In an era of unprecedented uncertainty, executives are demanding new data and analytics capabilities to support ongoing changes to decision making to address the crisis, become more resilient, and, eventually, prepare for the recovery. Today companies are increasingly seeking better insights by tapping into third-party data. This data can include almost anything, from Covid-19 related data and private company-related information to consumer behavior measurement, indexed foot traffic data, and workforce population data.
According to Chris Casey, Worldwide Head of Business Development AWS Data Exchange, “In today’s data-driven world speed to insights is critical and in many cases a true competitive advantage for many organizations. We all want to make data-driven decision-making easier and derive value from data much faster than we have ever been able to do in the past.”
Significance of Third-party Data
As most business and technology professionals know, the volume of data is increasing exponentially, and having access to timely relevant third-party data and the organization’s internal dataset is crucial for them to be successful in driving decision-making in their organization.
Third-party data sources can help businesses personalize and gain new revenue streams by launching new products or services, enhancing risk visibility and mitigation, and better-anticipating shifts in demand for products and services.
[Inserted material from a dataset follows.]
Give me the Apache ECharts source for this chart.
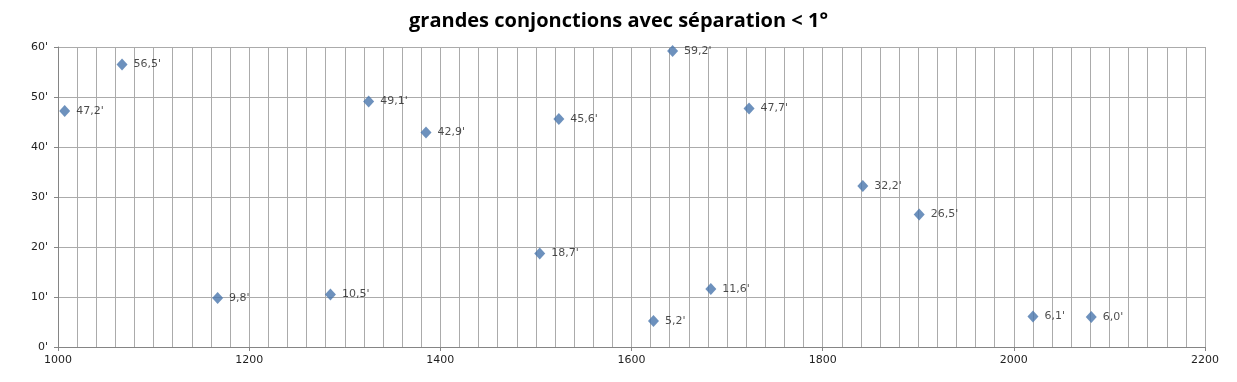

At the Data Lake Summit 2020, Chris Casey delivered a keynote on the importance of access to third-party data in your data lake. He shared the significance of having quick and seamless access to discover and activate third-party data, especially when unplanned or fast-changing events unfold and require different inputs to forecast and adjust your business strategy.
Watch his keynote session here:
As part of their mission in February 2020, Casey pointed out that AWS Data Exchange began working with their customers to source third-party data to help academics, researchers, and the healthcare community triage Covid-19-related issues. “At AWS, we work with organizations to make Covid-19-related data from various sources such as public records, foot traffic, business visitation patterns, and economic activity. Today we have more than 150 Covid-19 related data products on AWS data exchange,” he said.
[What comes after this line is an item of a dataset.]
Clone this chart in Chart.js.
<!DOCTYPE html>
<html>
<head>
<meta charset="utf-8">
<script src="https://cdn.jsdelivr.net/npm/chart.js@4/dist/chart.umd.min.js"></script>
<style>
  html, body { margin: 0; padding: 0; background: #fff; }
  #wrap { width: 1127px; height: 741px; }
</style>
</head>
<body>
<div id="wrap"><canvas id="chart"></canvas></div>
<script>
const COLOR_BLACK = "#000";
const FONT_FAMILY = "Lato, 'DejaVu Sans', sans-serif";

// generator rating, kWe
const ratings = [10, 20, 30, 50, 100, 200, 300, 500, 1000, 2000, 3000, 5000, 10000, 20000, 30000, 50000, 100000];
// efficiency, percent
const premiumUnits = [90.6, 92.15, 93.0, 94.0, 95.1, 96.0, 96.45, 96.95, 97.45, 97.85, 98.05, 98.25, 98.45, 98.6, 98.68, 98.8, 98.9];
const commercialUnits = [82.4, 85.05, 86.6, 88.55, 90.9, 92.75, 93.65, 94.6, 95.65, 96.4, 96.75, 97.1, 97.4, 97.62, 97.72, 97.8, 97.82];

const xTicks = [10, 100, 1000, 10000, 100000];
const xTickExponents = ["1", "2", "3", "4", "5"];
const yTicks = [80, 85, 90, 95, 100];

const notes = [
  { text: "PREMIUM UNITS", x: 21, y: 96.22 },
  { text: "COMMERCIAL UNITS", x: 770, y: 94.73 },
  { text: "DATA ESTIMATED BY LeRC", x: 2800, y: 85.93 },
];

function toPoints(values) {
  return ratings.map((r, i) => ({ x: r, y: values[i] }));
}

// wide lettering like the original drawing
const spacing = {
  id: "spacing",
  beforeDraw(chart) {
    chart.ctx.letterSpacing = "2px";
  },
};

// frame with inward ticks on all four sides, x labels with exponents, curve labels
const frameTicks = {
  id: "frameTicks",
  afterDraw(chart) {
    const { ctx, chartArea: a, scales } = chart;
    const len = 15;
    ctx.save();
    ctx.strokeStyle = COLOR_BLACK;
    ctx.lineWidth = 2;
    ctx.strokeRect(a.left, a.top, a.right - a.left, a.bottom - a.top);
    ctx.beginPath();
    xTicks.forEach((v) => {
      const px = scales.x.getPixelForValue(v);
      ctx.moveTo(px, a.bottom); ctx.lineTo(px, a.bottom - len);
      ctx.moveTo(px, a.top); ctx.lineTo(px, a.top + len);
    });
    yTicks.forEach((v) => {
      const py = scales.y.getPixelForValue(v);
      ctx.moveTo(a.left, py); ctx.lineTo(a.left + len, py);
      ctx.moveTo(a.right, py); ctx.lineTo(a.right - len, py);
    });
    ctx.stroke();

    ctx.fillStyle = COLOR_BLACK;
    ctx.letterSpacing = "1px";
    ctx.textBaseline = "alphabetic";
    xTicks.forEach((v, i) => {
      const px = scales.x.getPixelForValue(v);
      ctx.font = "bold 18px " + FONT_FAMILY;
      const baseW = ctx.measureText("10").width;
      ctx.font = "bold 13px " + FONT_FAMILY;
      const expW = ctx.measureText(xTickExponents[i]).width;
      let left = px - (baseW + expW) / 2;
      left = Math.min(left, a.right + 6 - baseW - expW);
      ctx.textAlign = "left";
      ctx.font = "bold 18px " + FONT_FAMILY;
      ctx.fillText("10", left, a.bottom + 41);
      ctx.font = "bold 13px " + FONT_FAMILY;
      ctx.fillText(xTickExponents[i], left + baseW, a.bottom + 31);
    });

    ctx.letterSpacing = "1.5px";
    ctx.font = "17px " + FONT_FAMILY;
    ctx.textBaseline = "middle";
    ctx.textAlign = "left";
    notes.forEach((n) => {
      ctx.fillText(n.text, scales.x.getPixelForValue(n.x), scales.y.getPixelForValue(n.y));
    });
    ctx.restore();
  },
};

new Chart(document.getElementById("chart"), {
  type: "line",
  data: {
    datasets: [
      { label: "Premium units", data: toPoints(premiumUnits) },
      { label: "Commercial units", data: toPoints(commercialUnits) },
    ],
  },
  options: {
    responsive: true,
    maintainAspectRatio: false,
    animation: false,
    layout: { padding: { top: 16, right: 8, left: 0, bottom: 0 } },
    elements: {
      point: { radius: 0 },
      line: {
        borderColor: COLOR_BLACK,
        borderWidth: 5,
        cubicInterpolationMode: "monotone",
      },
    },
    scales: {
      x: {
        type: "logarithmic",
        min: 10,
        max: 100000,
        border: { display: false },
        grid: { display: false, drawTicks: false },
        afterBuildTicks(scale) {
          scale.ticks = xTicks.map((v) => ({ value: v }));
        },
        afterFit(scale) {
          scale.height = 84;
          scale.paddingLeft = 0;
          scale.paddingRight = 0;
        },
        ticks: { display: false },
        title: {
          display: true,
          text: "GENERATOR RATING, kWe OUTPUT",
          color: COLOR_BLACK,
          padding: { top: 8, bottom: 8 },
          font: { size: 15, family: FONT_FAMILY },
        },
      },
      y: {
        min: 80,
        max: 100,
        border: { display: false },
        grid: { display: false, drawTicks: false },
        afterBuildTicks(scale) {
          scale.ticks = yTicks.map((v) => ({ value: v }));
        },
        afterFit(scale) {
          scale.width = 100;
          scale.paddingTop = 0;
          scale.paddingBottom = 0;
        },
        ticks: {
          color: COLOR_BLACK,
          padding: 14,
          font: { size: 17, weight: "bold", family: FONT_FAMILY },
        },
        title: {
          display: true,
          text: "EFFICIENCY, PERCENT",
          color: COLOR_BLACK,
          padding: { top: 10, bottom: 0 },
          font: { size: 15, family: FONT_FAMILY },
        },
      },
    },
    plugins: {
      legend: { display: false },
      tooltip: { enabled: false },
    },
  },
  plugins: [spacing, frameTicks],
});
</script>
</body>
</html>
How Organizations Are Leveraging Third-Party Data
Casey highlighted a few case studies on how their customers were able to achieve Covid-19 related innovations:
In one case, AWS customer Chan Zuckerberg BIOHUB was able to combine Covid-19 data from the AWS Data lake with their third-party data to help them in their predictive models to predict Covid-19 epidemiology. Similarly, the University of Texas at Austin uses free data from X-mode via AWS Data Exchange to develop an app that will allow its users to avoid Covid-19 hotspots and be made aware of their exposure to Covid-19.
In another case, a global package goods company is leveraging data from AWS Data Exchange to better estimate demand across their retail partners and Covid-19 cases data to improve their predictive models around employees and clients.
Closing Thoughts
As Covid-19 continues to append our lives, people in every sector and country turned to data to stay informed, share information, and respond with confidence. “At AWS, we believed the one way we could help was to provide experts with the data and tools they needed to understand, track, plan for, contain to neutralize covid-19,” Casey opined.
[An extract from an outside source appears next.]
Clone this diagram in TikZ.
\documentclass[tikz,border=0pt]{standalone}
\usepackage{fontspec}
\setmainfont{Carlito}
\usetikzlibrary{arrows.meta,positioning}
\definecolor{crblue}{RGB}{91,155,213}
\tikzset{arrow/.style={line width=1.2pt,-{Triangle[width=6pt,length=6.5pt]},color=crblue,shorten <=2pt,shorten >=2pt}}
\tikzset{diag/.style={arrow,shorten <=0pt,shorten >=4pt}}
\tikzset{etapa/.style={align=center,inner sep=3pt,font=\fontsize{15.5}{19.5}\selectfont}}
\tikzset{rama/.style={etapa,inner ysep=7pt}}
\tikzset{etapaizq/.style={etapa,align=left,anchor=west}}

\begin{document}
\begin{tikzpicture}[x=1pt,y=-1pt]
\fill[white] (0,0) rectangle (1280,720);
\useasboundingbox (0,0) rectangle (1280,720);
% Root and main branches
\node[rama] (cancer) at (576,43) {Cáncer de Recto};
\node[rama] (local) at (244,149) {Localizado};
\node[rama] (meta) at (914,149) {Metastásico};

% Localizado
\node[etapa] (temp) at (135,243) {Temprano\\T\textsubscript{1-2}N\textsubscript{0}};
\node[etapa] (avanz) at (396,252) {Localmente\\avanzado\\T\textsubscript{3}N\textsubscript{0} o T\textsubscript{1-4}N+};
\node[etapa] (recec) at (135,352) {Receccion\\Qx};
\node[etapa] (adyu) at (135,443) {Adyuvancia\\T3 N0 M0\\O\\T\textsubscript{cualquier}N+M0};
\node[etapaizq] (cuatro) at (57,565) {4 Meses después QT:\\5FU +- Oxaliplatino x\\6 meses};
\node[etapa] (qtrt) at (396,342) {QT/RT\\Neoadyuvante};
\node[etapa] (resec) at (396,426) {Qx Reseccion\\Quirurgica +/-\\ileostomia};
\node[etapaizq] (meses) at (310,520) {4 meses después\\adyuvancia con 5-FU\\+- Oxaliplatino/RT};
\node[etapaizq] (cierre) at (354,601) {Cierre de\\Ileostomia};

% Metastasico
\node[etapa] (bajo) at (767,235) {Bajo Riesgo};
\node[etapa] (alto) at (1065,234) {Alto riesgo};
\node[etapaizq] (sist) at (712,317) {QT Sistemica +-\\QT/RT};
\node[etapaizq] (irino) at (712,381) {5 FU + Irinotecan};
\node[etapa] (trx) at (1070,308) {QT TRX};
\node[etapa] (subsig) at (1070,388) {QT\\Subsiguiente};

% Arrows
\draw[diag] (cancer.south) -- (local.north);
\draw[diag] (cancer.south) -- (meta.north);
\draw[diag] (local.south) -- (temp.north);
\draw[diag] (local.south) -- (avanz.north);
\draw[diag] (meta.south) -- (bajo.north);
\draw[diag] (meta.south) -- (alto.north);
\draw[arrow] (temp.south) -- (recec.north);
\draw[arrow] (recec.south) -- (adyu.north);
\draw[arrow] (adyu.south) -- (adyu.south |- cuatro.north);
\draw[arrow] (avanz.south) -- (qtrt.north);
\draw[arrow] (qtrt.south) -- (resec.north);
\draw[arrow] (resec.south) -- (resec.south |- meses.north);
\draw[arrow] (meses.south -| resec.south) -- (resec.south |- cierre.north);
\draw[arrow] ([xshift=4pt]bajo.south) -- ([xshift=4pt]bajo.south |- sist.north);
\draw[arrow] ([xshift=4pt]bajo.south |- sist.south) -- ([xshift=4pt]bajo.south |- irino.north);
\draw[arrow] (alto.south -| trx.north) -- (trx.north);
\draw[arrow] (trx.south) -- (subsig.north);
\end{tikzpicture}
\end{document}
The AWS data lake team established a public data lake on Covid -19 in April 2020, leveraging data from AWS Data Exchange’s data providers. The AWS Covid-19 data lake currently allows experiments to quickly run the analysis on the data without wasting time extracting and wrangling data from available data sources. The organizations can use AWS or Qubole to perform trend analysis, do keyword searches, perform Q&A analysis, run machine learning models, or do custom analysis to meet their organizations’ specific needs.
AWS Data Exchange makes subscribing to and providing data easy. It is one place to exchange all kinds of non-sensitive data. It natively integrates data into AWS and its Partner Technology and provides easy subscription management and rapid and secure billing data provisioning. AWS Data Exchange gives you single data ingestion and mechanism to feed data into your data lake or cloud data warehouse running on AWS. It also allows you to leverage all the capabilities Qubole offers to use the data within your organization.
At Qubole, we have put the following considerations at the forefront of our data platform’s design to help organizations fulfill their requirements of building third-party repositories better and faster:
- The QDS platform supports full transactionality on a data lake, regardless of the cloud—AWS, GCP, or Azure.
- It provides built-in support for delete operations, enabling customers to comply with regulatory and privacy requirements for ‘Right to Erasure’ within established SLAs.
- You can write directly to cloud object stores, thus eliminating extra overhead while guaranteeing data integrity at the best performance possible.
Most importantly, we continue to provide freedom of choice of data processing engine – Apache Spark, Presto, Hive, etc.—with a full implementation of ACID capabilities based on Hive transactional tables.